June 23, 2001. The Learning Channel aired "Atlantis Uncovered" last night and it was excellent. The BBC program debunks the Atlantis myth (as well as von Daniken's myth) in what should satisfy most rational people as definitive. The program exposed the selective use of evidence by supporters of theories that ancient Atlanteans or aliens taught primitive peoples how to build monumental structures such as pyramids or how to plant crops and other basic features of civilization. To give plausibility to theories that are universally rejected in academia one must ignore any refuting evidence. For example, anything that would indicate slow and incremental development, rather than sudden and unprecedented work, is ignored. Hundreds of years of experimentation with building large pyramidal structures are ignored by "alternative archaeology." The failures of the Egyptians in their early attempts at pyramid building indicates that they arrived at the Giza level of construction through trial and error. The thousands of underground tombs with many chambers antedates the patterns used in the pyramids. Ignore their history, and you can make a case that the people who build Giza needed help from Atlantis or outer space. Then, of course, there is the problem that the pyramids in Mexico are all step pyramids and had a totally different purpose from those in Egypt. Furthermore, intimate knowledge of Egyptian hieroglyphics will not help you read the pictoglyphs on a Mayan temple. Why would the aliens not teach the Egyptians and the Meso-Americans the same form of writing or give them the same plans and purpose for their buildings?

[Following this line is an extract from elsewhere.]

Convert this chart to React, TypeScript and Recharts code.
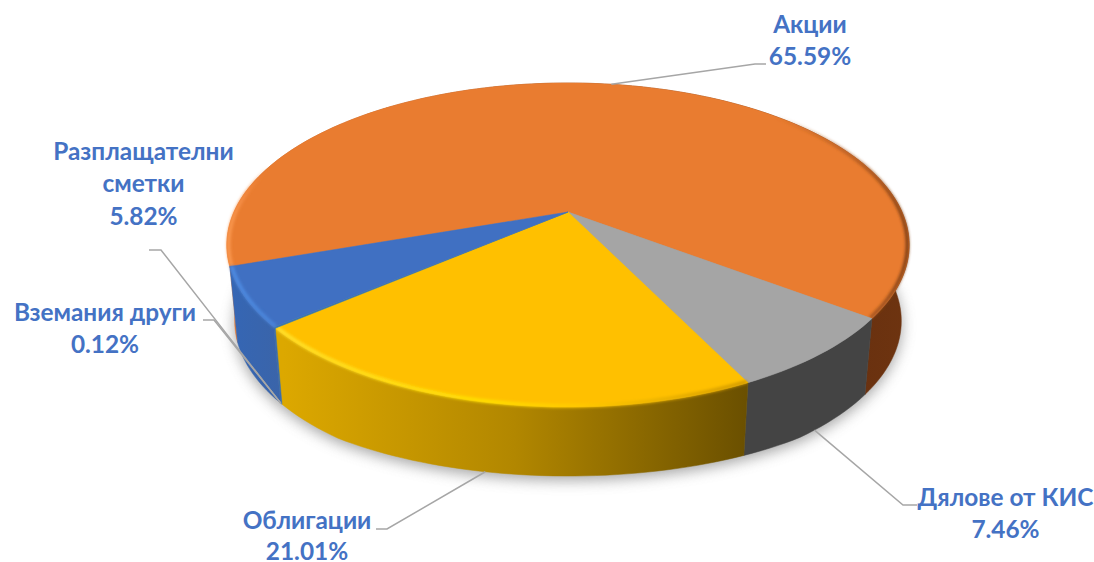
import React from "react";
import { PieChart, Pie, Cell } from "recharts";

const categories = ["Акции", "Дялове от КИС", "Облигации", "Вземания други", "Разплащателни\nсметки"];
const shares = [65.59, 7.46, 21.01, 0.12, 5.82];
const topColors = ["#E97C30", "#A5A5A5", "#FFC000", "#3D7AA8", "#4070C2"];
const rimColors = ["url(#rimOrange)", "none", "url(#rimYellow)", "none", "url(#rimBlue)"];
const wallColors = ["url(#wallOrange)", "#444444", "url(#wallYellow)", "#3A6FA8", "url(#wallBlue)"];

const data = categories.map((name, i) => ({ name, value: shares[i] }));

const TILT = 0.465;
const PERSP = 0.2037;
const WALL_H = 76;
const WALL_S = 0.977;
const RAD = Math.PI / 180;

function project(cx: number, cy: number, r: number, deg: number, inset = 1) {
  const u = Math.cos(deg * RAD) * inset;
  const v = Math.sin(deg * RAD) * inset;
  const d = 1 + PERSP * v;
  return { x: cx + (r * u) / d, y: cy - (r * TILT * v) / d };
}
const lower = (cx: number, cy: number, p: { x: number; y: number }) => {
  const taper = Math.max(0, (p.y - cy - 150) / 45) * 7;
  return { x: cx + (p.x - cx) * WALL_S, y: p.y + WALL_H - taper };
};

function arcPoints(cx: number, cy: number, r: number, a: number, b: number, inset = 1) {
  const n = Math.max(2, Math.ceil(Math.abs(b - a) / 1.5));
  const out = [];
  for (let i = 0; i <= n; i++) out.push(project(cx, cy, r, a + ((b - a) * i) / n, inset));
  return out;
}
const toPath = (pts: { x: number; y: number }[], close = true) =>
  pts.map((p, i) => `${i ? "L" : "M"}${p.x.toFixed(2)} ${p.y.toFixed(2)}`).join(" ") + (close ? " Z" : "");

function Slice(props: any) {
  const { cx, cy, outerRadius: r, startAngle, endAngle, index } = props;
  const rim = arcPoints(cx, cy, r, startAngle, endAngle);
  const wall = [...rim, ...rim.slice().reverse().map((p) => lower(cx, cy, p))];
  const top = [{ x: cx, y: cy }, ...rim];
  const bevel = arcPoints(cx, cy, r, startAngle, endAngle, 0.995);
  const fill = wallColors[index];
  return (
    <g>
      <path d={toPath(wall)} fill={fill} stroke={fill} strokeWidth={0.5} />
      <path d={toPath(top)} fill={topColors[index]} stroke={topColors[index]} strokeWidth={0.5} />
      {rimColors[index] !== "none" && (
        <path d={toPath(bevel, false)} fill="none" stroke={rimColors[index]} strokeWidth={3.5} filter="url(#soft)" />
      )}
    </g>
  );
}

function ShadowSlice(props: any) {
  const { cx, cy, outerRadius: r, startAngle, endAngle } = props;
  const rim = arcPoints(cx, cy, r, startAngle, endAngle).map((p) => lower(cx, cy, p));
  const pts = [{ x: cx, y: cy + WALL_H }, ...rim].map((p) => ({ x: p.x, y: p.y + 4 }));
  return <path d={toPath(pts)} fill="#8a8a8a" stroke="#8a8a8a" />;
}

const labelLayout = [
  { x: 810, y: [33, 65], tail: [[766, 64], [755, 64]], anchor: "mid", wall: false },
  { x: 1005.5, y: [506, 538], tail: [[917, 505], [903, 505]], anchor: "mid", wall: true },
  { x: 307, y: [529, 560], tail: [[376, 529], [387, 529]], anchor: "mid", wall: true },
  { x: 105, y: [321, 353], tail: [[203, 320], [214, 320]], anchor: "mid", wall: true },
  { x: 143.5, y: [160, 192, 225], tail: [[149, 250], [161, 250]], anchor: "start", wall: true },
];

function Label(props: any) {
  const { cx, cy, outerRadius: r, startAngle, endAngle, midAngle, index, name, value } = props;
  const l = labelLayout[index];
  const deg = l.anchor === "start" ? startAngle : midAngle ?? (startAngle + endAngle) / 2;
  const rimPoint = project(cx, cy, r, deg);
  const p = l.wall ? lower(cx, cy, rimPoint) : rimPoint;
  const lines = [...String(name).split("\n"), `${Number(value).toFixed(2)}%`];
  return (
    <g>
      <polyline
        points={[...l.tail.map((t) => t.join(",")), `${p.x},${p.y}`].join(" ")}
        fill="none"
        stroke="#A6A6A6"
        strokeWidth={1.5}
      />
      {lines.map((t, i) => (
        <text
          key={i}
          x={l.x}
          y={l.y[i]}
          textAnchor="middle"
          fontFamily="Lato, 'Open Sans', sans-serif"
          fontWeight={700}
          fontSize={24.4}
          fill="#4472C4"
        >
          {t}
        </text>
      ))}
    </g>
  );
}

export default function App() {
  return (
    <div style={{ position: "absolute", left: 0, top: 0, width: 1094, height: 562, background: "#fff" }}>
      <style>{`.pie-shadow { filter: blur(7px); opacity: .75; }`}</style>
      <PieChart width={1094} height={562} margin={{ top: 0, right: 0, bottom: 0, left: 0 }}>
        <defs>
          <filter id="soft" filterUnits="userSpaceOnUse" x="0" y="0" width="1094" height="562">
            <feGaussianBlur stdDeviation="1.6" />
          </filter>
          <linearGradient id="wallYellow" gradientUnits="userSpaceOnUse" x1="283" y1="0" x2="745" y2="0">
            <stop offset="0" stopColor="#DCA800" />
            <stop offset="0.5" stopColor="#B28700" />
            <stop offset="1" stopColor="#6B5000" />
          </linearGradient>
          <linearGradient id="wallOrange" gradientUnits="userSpaceOnUse" x1="228" y1="0" x2="910" y2="0">
            <stop offset="0" stopColor="#E67A30" />
            <stop offset="0.05" stopColor="#C8662A" />
            <stop offset="0.9" stopColor="#68300F" />
            <stop offset="1" stopColor="#6E3410" />
          </linearGradient>
          <linearGradient id="wallBlue" gradientUnits="userSpaceOnUse" x1="232" y1="0" x2="285" y2="0">
            <stop offset="0" stopColor="#3566B4" />
            <stop offset="1" stopColor="#3B64A8" />
          </linearGradient>
          <linearGradient id="rimOrange" gradientUnits="userSpaceOnUse" x1="228" y1="0" x2="910" y2="0">
            <stop offset="0" stopColor="#FB9A52" />
            <stop offset="0.025" stopColor="#F38A42" />
            <stop offset="0.06" stopColor="#E97C30" stopOpacity="0" />
            <stop offset="0.8" stopColor="#A9561C" stopOpacity="0" />
            <stop offset="0.92" stopColor="#A9561C" stopOpacity="0.8" />
            <stop offset="1" stopColor="#7A3C12" />
          </linearGradient>
          <linearGradient id="rimBlue" gradientUnits="userSpaceOnUse" x1="232" y1="0" x2="285" y2="0">
            <stop offset="0" stopColor="#4F8DE4" />
            <stop offset="1" stopColor="#4A84D8" />
          </linearGradient>
          <linearGradient id="rimYellow" gradientUnits="userSpaceOnUse" x1="280" y1="0" x2="745" y2="0">
            <stop offset="0" stopColor="#FFE22E" />
            <stop offset="0.45" stopColor="#FFE000" />
            <stop offset="0.65" stopColor="#FFC800" />
            <stop offset="1" stopColor="#D09800" />
          </linearGradient>
        </defs>
        <Pie
          data={data}
          dataKey="value"
          nameKey="name"
          cx={568}
          cy={212}
          outerRadius={334}
          startAngle={199.1}
          endAngle={-160.9}
          className="pie-shadow"
          isAnimationActive={false}
          stroke="none"
          shape={ShadowSlice}
          inactiveShape={ShadowSlice}
          activeShape={ShadowSlice}
          label={false}
          labelLine={false}
        />
        <Pie
          data={data}
          dataKey="value"
          nameKey="name"
          cx={568}
          cy={212}
          outerRadius={334}
          startAngle={199.1}
          endAngle={-160.9}
          isAnimationActive={false}
          stroke="none"
          shape={Slice}
          inactiveShape={Slice}
          activeShape={Slice}
          label={Label}
          labelLine={false}
        >
          {data.map((d, i) => (
            <Cell key={d.name} fill={topColors[i]} />
          ))}
        </Pie>
      </PieChart>
    </div>
  );
}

The evidence is overwhelming that things like agriculture, writing, architecture, etc., developed independently in several parts of the world. The evidence is underwhelming that a single source, either earthly or extraterrestrial, led to the various ancient civilizations.

However, after an hour of debunking myths and providing empirical evidence for the view that ancient peoples created their own civilizations, The Learning Channel aired a program called "Atlantis in the Andes." A review of this program may be found in Mass Media Bunk.